There were three reasons for this paradoxical development. First, Western culture had reached Muscovy largely through Polish and Roman Catholic mediation, which rendered it unacceptable to all but those sophisticated enough to take a very broad view of the events of the Time of Troubles. In the Ukrainian and Belarusian territories, the Polish Counter-Reformation had brought a national cultural revival. The books, ideas, and people flowing from these lands into Muscovy in the 17th century, however, were hardly less suspect than those of Roman Catholic Poland, and, as these “aliens” acquired a dominant position in Muscovite cultural affairs, resentment was added to suspicion.

 

A second reason for the character of Muscovite cultural development in the 17th century was the preponderant role of the church and, later, of the state, which took over at last the assets, liabilities, and responsibilities of the ecclesiastical establishment.

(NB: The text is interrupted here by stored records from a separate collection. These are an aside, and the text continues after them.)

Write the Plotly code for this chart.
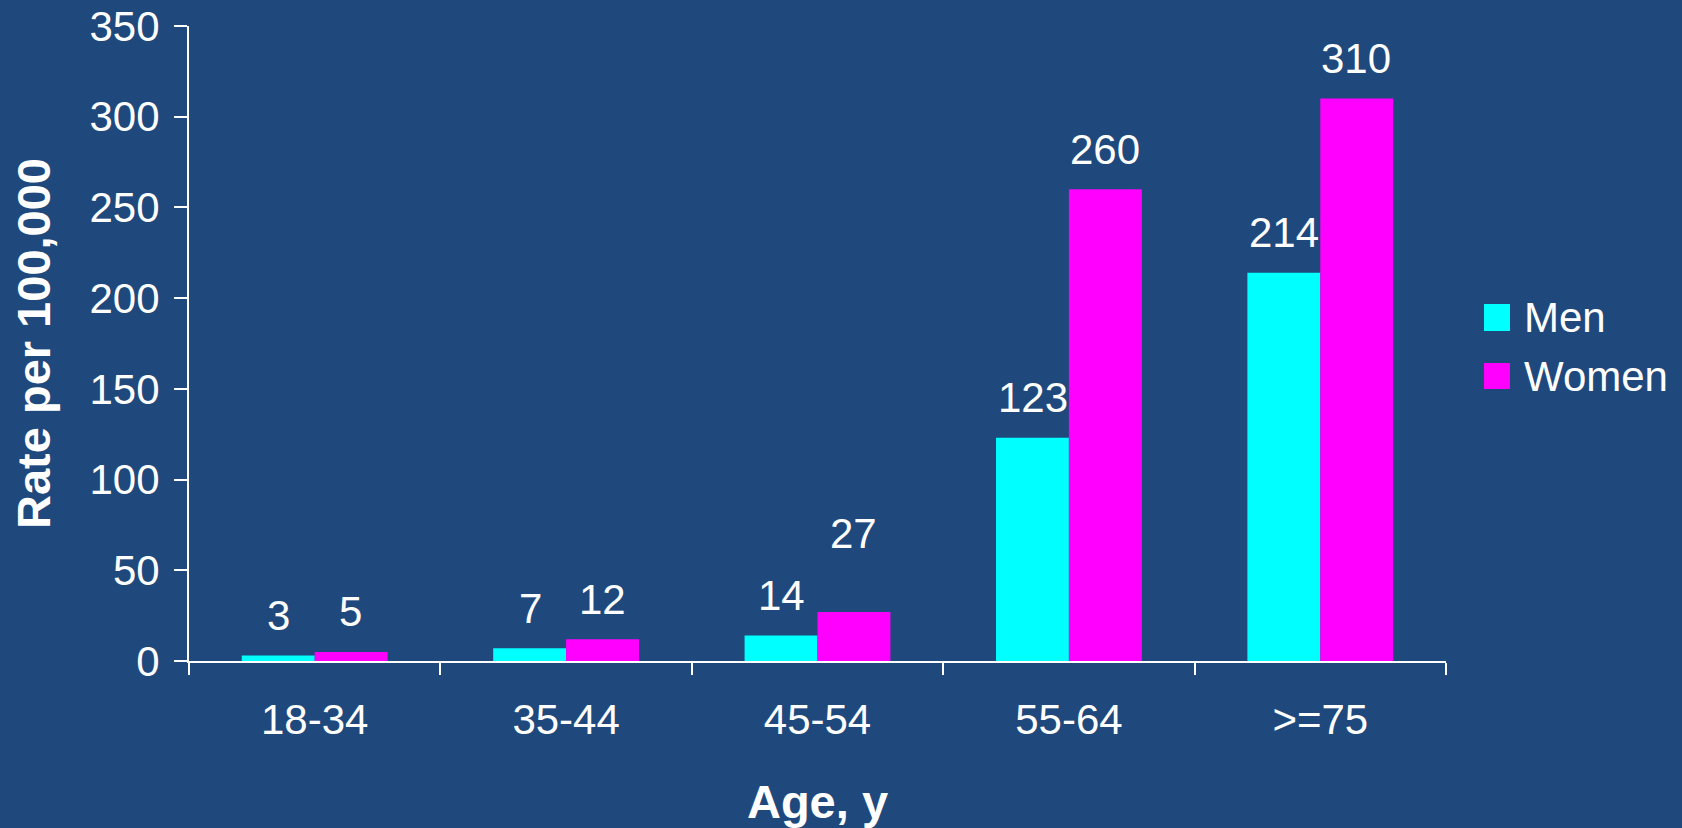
import plotly.graph_objects as go

# ---- data ----
age_groups = ["18-34", "35-44", "45-54", "55-64", ">=75"]
men = [3, 7, 14, 123, 214]
women = [5, 12, 27, 260, 310]
series_names = ["Men", "Women"]
y_ticks = [0, 50, 100, 150, 200, 250, 300, 350]

# ---- style ----
BG = "#1F497D"
COLORS = ["#00FFFF", "#FF00FF"]
FONT = "Liberation Sans, Arial, sans-serif"
FS = 42
BAR_GAP = 0.42
BAR_PX = 36          # half of a bar width in pixels (label x offset)
LABEL_LIFT = 40      # px from bar top to label centre
EXTRA_LIFT = {("Women", "45-54"): 39}

fig = go.Figure()
for name, vals, col in zip(series_names, [men, women], COLORS):
    fig.add_trace(go.Bar(
        x=age_groups, y=vals, name=name,
        marker=dict(color=col, line=dict(width=0)),
        showlegend=False,
    ))

# value labels
annotations = []
for i, (name, vals) in enumerate(zip(series_names, [men, women])):
    shift = -BAR_PX if i == 0 else BAR_PX
    for cat, v in zip(age_groups, vals):
        annotations.append(dict(
            x=cat, y=v, xref="x", yref="y", text=str(v), showarrow=False,
            xshift=shift, yshift=LABEL_LIFT + EXTRA_LIFT.get((name, cat), 0),
            yanchor="middle", xanchor="center",
            font=dict(family=FONT, size=FS, color="white"),
        ))

# manual legend (large square swatches)
shapes = []
legend_rows = [(0.5622, 0.5197, 0.541), (0.4693, 0.4283, 0.4488)]
for name, col, (top, bot, mid) in zip(series_names, COLORS, legend_rows):
    shapes.append(dict(type="rect", xref="paper", yref="paper",
                       x0=1.0302, x1=1.0509, y0=bot, y1=top,
                       fillcolor=col, line=dict(width=0)))
    annotations.append(dict(x=1.0605, y=mid, xref="paper", yref="paper",
                            text=name, showarrow=False, xanchor="left",
                            yanchor="middle",
                            font=dict(family=FONT, size=FS, color="white")))

fig.update_layout(
    width=1682, height=828,
    paper_bgcolor=BG, plot_bgcolor=BG,
    margin=dict(l=189, r=236, t=26, b=167),
    barmode="group", bargap=BAR_GAP, bargroupgap=0,
    font=dict(family=FONT, size=FS, color="white"),
    annotations=annotations, shapes=shapes,
    showlegend=False,
)
fig.update_xaxes(
    type="category", tickson="boundaries",
    showline=True, linecolor="white", linewidth=2,
    ticks="outside", ticklen=12, tickwidth=2, tickcolor="white",
    showgrid=False, zeroline=False,
    tickfont=dict(family=FONT, size=FS, color="white"),
    ticklabelstandoff=21,
    title=dict(text="<b>Age, y</b>", font=dict(family=FONT, size=47, color="white"),
               standoff=48),
    automargin=False,
)
fig.update_yaxes(
    range=[0, 350], tickvals=y_ticks,
    showline=True, linecolor="white", linewidth=2,
    ticks="outside", ticklen=13, tickwidth=2, tickcolor="white",
    showgrid=False, zeroline=False,
    tickfont=dict(family=FONT, size=FS, color="white"),
    ticklabelstandoff=6,
    title=dict(text="<b>Rate per 100,000</b>", font=dict(family=FONT, size=47, color="white"),
               standoff=24),
    automargin=False,
)

fig.write_html("out.html")
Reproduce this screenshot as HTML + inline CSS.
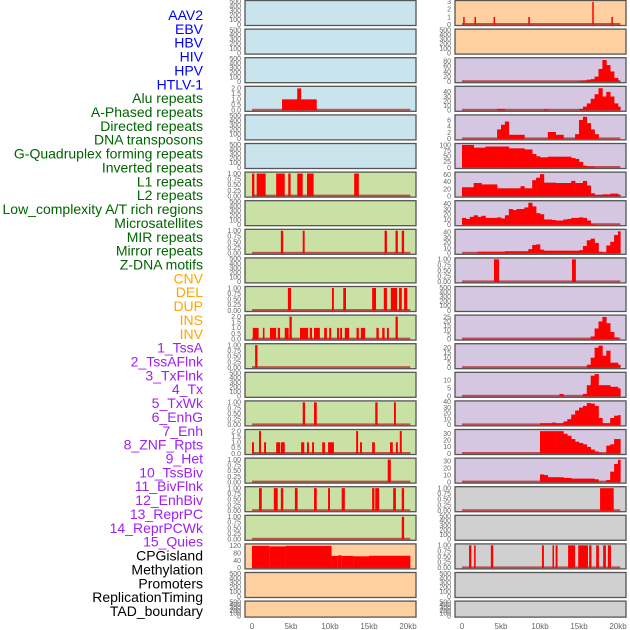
<!DOCTYPE html>
<html><head><meta charset="utf-8">
<style>
html,body{margin:0;padding:0;background:#fff;}
body{width:630px;height:630px;overflow:hidden;font-family:"Liberation Sans",sans-serif;}
svg{display:block;}
</style></head>
<body>
<svg id="chart" width="630" height="630" viewBox="0 0 630 630" xmlns="http://www.w3.org/2000/svg">
<g id="labels"></g>
<g id="panels"></g>
<g id="xaxes"></g>
</svg>
<script>
// ---- track labels ----
const labelNames = ["AAV2","EBV","HBV","HIV","HPV","HTLV-1","Alu repeats","A-Phased repeats","Directed repeats","DNA transposons","G-Quadruplex forming repeats","Inverted repeats","L1 repeats","L2 repeats","Low_complexity A/T rich regions","Microsatellites","MIR repeats","Mirror repeats","Z-DNA motifs","CNV","DEL","DUP","INS","INV","1_TssA","2_TssAFlnk","3_TxFlnk","4_Tx","5_TxWk","6_EnhG","7_Enh","8_ZNF_Rpts","9_Het","10_TssBiv","11_BivFlnk","12_EnhBiv","13_ReprPC","14_ReprPCWk","15_Quies","CPGisland","Methylation","Promoters","ReplicationTiming","TAD_boundary"];
const labelGroups = ["v","v","v","v","v","v","r","r","r","r","r","r","r","r","r","r","r","r","r","s","s","s","s","s","c","c","c","c","c","c","c","c","c","c","c","c","c","c","c","o","o","o","o","o"];
// ---- x axis ----
const xTickKb = [0,5,10,15,20];
const xTickLabels = ["0","5kb","10kb","15kb","20kb"];
// ---- binary interval data (kb) ----
const alu = [[3.85,8.3,1],[5.8,6.3,2]];
const L7 = [[0,0.3],[0.6,1.75],[3.1,4.2],[4.65,4.95],[5.8,6.5],[7.05,7.9],[13.1,13.7]];
const L9 = [[3.7,4.0],[6.5,6.75],[17.0,17.3],[18.4,18.7],[19.2,19.5]];
const L11 = [[4.6,5.0],[10.25,10.5],[11.7,12.05],[15.4,15.9],[16.9,17.3],[17.8,18.6],[18.85,19.2],[19.5,19.9]];
const L12 = [[0.1,0.85,1],[1.4,1.6,1],[2.3,3.1,1],[3.3,3.6,1],[4.2,4.7,1],[4.8,5.1,2],[6.15,7.2,1],[7.4,7.7,1],[7.95,8.7,1],[9.25,9.6,1],[9.9,10.15,1],[10.9,11.15,1],[11.3,11.55,1],[11.9,12.45,1],[13.4,13.7,1],[13.95,14.5,1],[15.95,16.25,1],[16.7,17.0,1],[17.3,17.55,1],[18.4,18.7,2]];
const L13 = [[0.4,0.7]];
const L15 = [[6.5,6.8],[7.95,8.3],[15.8,16.1],[18.2,18.45]];
const L16 = [[0,0.25,1],[0.9,1.15,2],[1.55,1.8,1],[3.1,3.6,1],[3.7,4.2,1],[6.3,6.7,1],[7.05,7.3,1],[7.7,7.95,1],[9.0,9.35,1],[9.75,10.5,1],[13.35,13.6,2],[13.85,14.1,1],[15.4,15.75,1],[17.7,18.05,1],[18.45,18.7,1],[18.95,19.2,2]];
const L17 = [[17.4,17.8]];
const L18 = [[0.9,1.25],[2.8,3.3],[3.7,4.0],[5.5,5.85],[7.95,8.3],[9.75,10.0],[11.5,11.9],[15.4,15.7],[15.8,16.3],[18.1,18.45],[19.2,19.5]];
const L19 = [[19.2,19.5]];
const aav2 = [[0.15,0.3,1],[1.6,1.75,1],[4.05,4.2,1],[8.5,8.7,1],[16.7,16.85,3],[19.15,19.3,1]];
const R10 = [[4.1,4.75],[14.1,14.6]];
const R18 = [[17.7,19.45]];
const R20 = [[0.9,1.2],[1.55,1.75],[3.7,4.0],[10.25,10.5],[11.6,11.8],[12.0,12.25],[13.6,14.5],[14.9,16.15],[16.3,16.6],[17.2,17.55],[18.1,18.45],[18.7,19.1]];
const methylation = [[0,2.2,120],[2.2,4.3,117],[4.3,10.2,120],[10.2,11.0,65],[11.0,11.5,68],[11.5,13.0,65],[13.0,15.0,63],[15.0,20.3,66]];
// ---- histogram data (0.5kb bins, 41 bins) ----
const hiv = [0,0,0,0,0,0,0,0,0,0,0,0,0,0,0,0,0,0,0,0,0,0,0,0,0,0,0,0,0,0,3,5,8,10,20,50,85,65,40,15,3];
const hpv = [0,0,0,0,0,0,0,0,0,3,3,0,0,0,0,0,0,0,0,0,0,2,0,0,0,0,0,0,0,0,3,8,15,25,35,48,30,40,30,15,8];
const r5 = [0,0,0,0,0,0,0,0,0,3,4.5,5.5,1.3,1.3,1.3,1.3,0,0,0,0,0,0,2.2,2.2,1.3,1.3,0,0,0,1.5,6,7,5,3,1.5,0,0,0,0,0,0];
const r6 = [100,100,100,88,88,88,93,93,93,93,93,93,85,85,85,85,80,80,60,50,45,45,48,48,48,48,48,48,42,38,25,8,4,4,0,0,0,0,0,0,0];
const r7 = [25,25,25,37,37,33,33,33,33,22,22,22,22,22,22,28,22,22,45,52,62,38,38,38,37,37,37,37,43,37,37,43,30,8,3,3,5,5,7,7,4];
const r8 = [13,11,15,18,15,17,13,13,13,14,12,18,30,28,30,30,33,42,35,22,20,10,10,9,8,8,10,11,13,13,14,13,8,1,0,0,0,0,0,0,0];
const r9 = [0,0,0,0,3,3,3,3,3,3,3,4,4,4,4,4,4,8,16,17,7,5,5,5,5,5,5,5,5,5,6,14,25,28,20,3,1,15,22,35,42];
const r12 = [0,0,0,0,0,0,0,0,0,0,0,0,0,0,0,0,0,0,0,0,0,0,0,0,0,0,0,0,0,0,0,0,0,3,12,20,25,18,8,2,0];
const r13 = [0,0,0,0,0,0,0,0,0,0,0,0,0,0,0,0,0,0,0,0,0,0,0,0,0,0,0,0,0,0,0,0,3,10,20,22,12,17,5,5,3];
const r14 = [0,0,0,0,0,0,0,0,0,0,0,0,0,0,0,0,0,0,0,0,0,0,0,0,0,1.5,0,0,0,0,0,1.5,7,13,14,7,7,7,6,6,5];
const r15 = [0,0,0,0,0,0,0,0,0,0,0,0,0,0,0,0,0,0,0,0,3,3,3,4,3,3,6,10,18,25,30,33,38,37,33,12,3,3,12,16,17];
const r16 = [0,0,0,0,0,0,0,0,0,0,0,0,0,0,0,0,0,0,0,0,34,34,34,34,34,34,30,27,22,18,16,14,10,6,3,1,0,12,14,22,22];
const r17 = [0,0,0,0,0,0,0,0,0,0,0,0,0,0,0,0,0,0,0,0,11,10,7,7,7,7,6,6,5,5,5,5,5,5,4,0,0,3,15,26,32];
// ---- tick label sets ----
const ticksEmpty = [0,100,200,300,400,500];
const ticksBin = [0,0.25,0.5,0.75,1];
const ticks2 = [0,0.5,1,1.5,2];

const BG = {b:"#c9e4ec", g:"#c9e1a5", o:"#ffd09f", p:"#d5c6e2", y:"#d0d0d0"};
const LBLCOL = {v:"#0000ff", r:"#006400", s:"#ffa500", c:"#a020f0", o:"#000000"};

const panels = [
 ["aav2-left-empty",0,0,"b","empty"],["ebv-empty",0,1,"b","empty"],["hbv-empty",0,2,"b","empty"],
 ["alu-track",0,3,"b","iv",alu,2.1,ticks2,1],["a-phased-empty",0,4,"b","empty"],["directed-empty",0,5,"b","empty"],
 ["l7-binary",0,6,"g","iv",L7,1.02,ticksBin,2],["l8-empty",0,7,"g","empty"],["l9-binary",0,8,"g","iv",L9,1.02,ticksBin,2],
 ["l10-empty",0,9,"g","empty"],["l11-binary",0,10,"g","iv",L11,1.02,ticksBin,2],["l12-counts",0,11,"g","iv",L12,2.05,ticks2,1],
 ["l13-binary",0,12,"g","iv",L13,1.02,ticksBin,2],["l14-empty",0,13,"g","empty"],["l15-binary",0,14,"g","iv",L15,1.02,ticksBin,2],
 ["l16-counts",0,15,"g","iv",L16,2.05,ticks2,1],["l17-binary",0,16,"g","iv",L17,1.02,ticksBin,2],["l18-binary",0,17,"g","iv",L18,1.02,ticksBin,2],
 ["l19-binary",0,18,"g","iv",L19,1.02,ticksBin,2],["methylation-track",0,19,"o","iv",methylation,125,[0,40,80,120],0],
 ["l21-empty",0,20,"o","empty"],["l22-empty",0,21,"o","empty"],
 ["aav2-track",1,0,"o","iv",aav2,3.05,[0,1,2,3],0],["r2-empty",1,1,"o","empty"],
 ["hiv-track",1,2,"p","h",hiv,90,[0,20,40,60,80],0],["hpv-track",1,3,"p","h",hpv,50,[0,10,20,30,40],0],
 ["r5-track",1,4,"p","h",r5,7.3,[0,2,4,6],0],["r6-track",1,5,"p","h",r6,102,[0,25,50,75,100],0],
 ["r7-track",1,6,"p","h",r7,65,[0,20,40,60],0],["r8-track",1,7,"p","h",r8,44,[0,10,20,30,40],0],
 ["r9-track",1,8,"p","h",r9,44,[0,10,20,30,40],0],["r10-binary",1,9,"p","iv",R10,1.02,ticksBin,2],
 ["r11-empty",1,10,"p","empty"],["r12-track",1,11,"p","h",r12,26,[0,5,10,15,20,25],0],
 ["r13-track",1,12,"p","h",r13,23,[0,5,10,15,20],0],["r14-track",1,13,"p","h",r14,14.5,[0,5,10],0],
 ["r15-track",1,14,"p","h",r15,40,[0,10,20,30,40],0],["r16-track",1,15,"p","h",r16,35,[0,10,20,30],0],
 ["r17-track",1,16,"p","h",r17,33,[0,10,20,30],0],["r18-binary",1,17,"y","iv",R18,1.02,ticksBin,2],
 ["r19-empty",1,18,"y","empty"],["cpg-binary",1,19,"y","iv",R20,1.02,ticksBin,2],
 ["r21-empty",1,20,"y","empty"],["r22-empty",1,21,"y","empty"]
];

const NS = "http://www.w3.org/2000/svg";
function mk(tag, attrs, parent){const e=document.createElementNS(NS,tag);for(const k in attrs)e.setAttribute(k,attrs[k]);parent.appendChild(e);return e;}
const COLX = [245, 455];
const PW = 171;
const X0 = [252, 462];
const KBPX = 7.8;
function xScale(col, kb){ return X0[col] + kb*KBPX; }
function rowTop(r){ return 0.5 + r*28.6; }
function rowH(r){ return r===21 ? 16 : 25; }

const gl = document.getElementById("labels");
labelNames.forEach((name,i)=>{
  const t = mk("text",{x:203,y:15+i*13.86+5,"text-anchor":"end","font-size":"14",fill:LBLCOL[labelGroups[i]]},gl);
  
  
  t.textContent = name;
});

const gp = document.getElementById("panels");
panels.forEach(p=>{
  const [name,col,row,bg,kind,data,ymax,ticks,dec] = p;
  const top=rowTop(row), h=rowH(row), left=COLX[col];
  const g = mk("g",{},gp);
  
  
  const rect = mk("rect",{x:left,y:top,width:PW,height:h,fill:BG[bg]},g);
  
  
  const bottom = top+h-1, plotH = h-2;
  const yS = v => bottom - (v/ (kind==="empty"?500:ymax))*plotH;
  const tks = kind==="empty" ? ticksEmpty : ticks;
  const dd = kind==="empty" ? 0 : dec;
  tks.forEach(v=>{
    const t = mk("text",{x:left-4,y:yS(v)+2.3,"text-anchor":"end","font-size":"7",fill:"#666"},g);
    
    
    t.textContent = v.toFixed(dd);
  });
  if(kind!=="empty"){
    const bl = mk("rect",{x:xScale(col,0),y:bottom-1.5,width:20.3*KBPX,height:2,fill:"#b22",opacity:"0.75"},g);
    
    
  }
  if(kind==="iv"){
    data.forEach(d=>{
      const v = d.length>2 ? d[2] : 1;
      const x1 = xScale(col,d[0]), x2 = xScale(col,d[1]);
      const r = mk("rect",{x:x1,y:yS(v),width:Math.max(1.5,x2-x1),height:bottom-yS(v),fill:"#ff0000"},g);
      
      
    });
  } else if(kind==="h"){
    data.forEach((v,i)=>{
      if(v<=0) return;
      const x1 = xScale(col,i*0.5), w = (i===40?0.3:0.5)*KBPX;
      const r = mk("rect",{x:x1,y:yS(v),width:w+0.3,height:bottom-yS(v),fill:"#ff0000"},g);
      
      
    });
  }
  const br = mk("rect",{x:left,y:top,width:PW,height:h,fill:"none",stroke:"#555","stroke-width":"1.3"},g);
  
  
});

const gx = document.getElementById("xaxes");
[0,1].forEach(col=>{
  xTickKb.forEach((kb,i)=>{
    const t = mk("text",{x:xScale(col,kb),y:629,"text-anchor":"middle","font-size":"8",fill:"#666"},gx);
    
    
    t.textContent = xTickLabels[i];
  });
});
</script>
</body></html>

From 1620, when the patriarch Philaret pronounced an anathema upon “books of Lithuanian imprint” (in effect, the only secular books in print for the Russian reader), until the end of the century, when the government turned to imposing Greek and “Lithuanian” (i. e., Ukrainian and Belarusian) views upon a resisting populace, the state and its ecclesiastical adjunct had a repressive and stultifying influence.

 

Finally, indigenous cultural forces (Russian literature) were, for various reasons, unable to assert themselves. They were physically dispersed, socially diverse, and set at odds by cultural and political disaffection. The development of a vernacular literature, which can be seen in the synthetic “folk songs, ” pamphlets, tales, and imitations produced for and by the growing educated class, remained a marginal phenomenon; they were unpublished because of the ecclesiastical monopoly of the press, and they were anonymous. The promising experiments of a group of noble writers who worked within the formal Slavonic tradition were ended by exile and repression.

 

Despite these negative influences, the court itself, especially in the time of Alexis, was a centre of literary and artistic innovation, and many of the leading men of the realm were considered cultured and cosmopolitan by Westerners who knew them.

 

The great schism (schism)

The contradictions of the age were reflected in the great schism within the Russian church. The doctrinal debate began over obscure and petty matters of ritual, but larger, unarticulated issues were at stake. Religion after the Time of Troubles had taken two directions, which were at first closely associated: the reformation of religious life (with stress on the pastoral functions of the clergy and the simplification of the liturgy) and the correction and standardization of the canonical books (which had come to vary widely from the Greek originals). The government had at first supported these linked objectives, but the supporters of “Old Russian piety (Old Believer)” fell into opposition to the reforms as they were officially promulgated. When, in the 1650s, the patriarch Nikon began to enforce the reforms in the parishes, where they had been generally ignored, the discontent developed into a massive religious and regional insurrection. Towns and parishes of the north were riven by warring “old” and “new” bishops. The Old Believers (Old Believer), dissenters who refused to accept Nikon's liturgical reforms imposed upon the Russian Orthodox Church, were either crushed by government force, driven to self-destruction, or reduced to silent resistance.

 

In the end, the Western secular culture fostered at the court and the new religious culture and education spread by Ukrainians and Belarusians, who came to dominate church life, submerged and displaced the disparate beginnings of a modern synthesis within native matrices and cleared the way for Peter's cultural policies, which erected a Western facade over the ruins of the native traditions.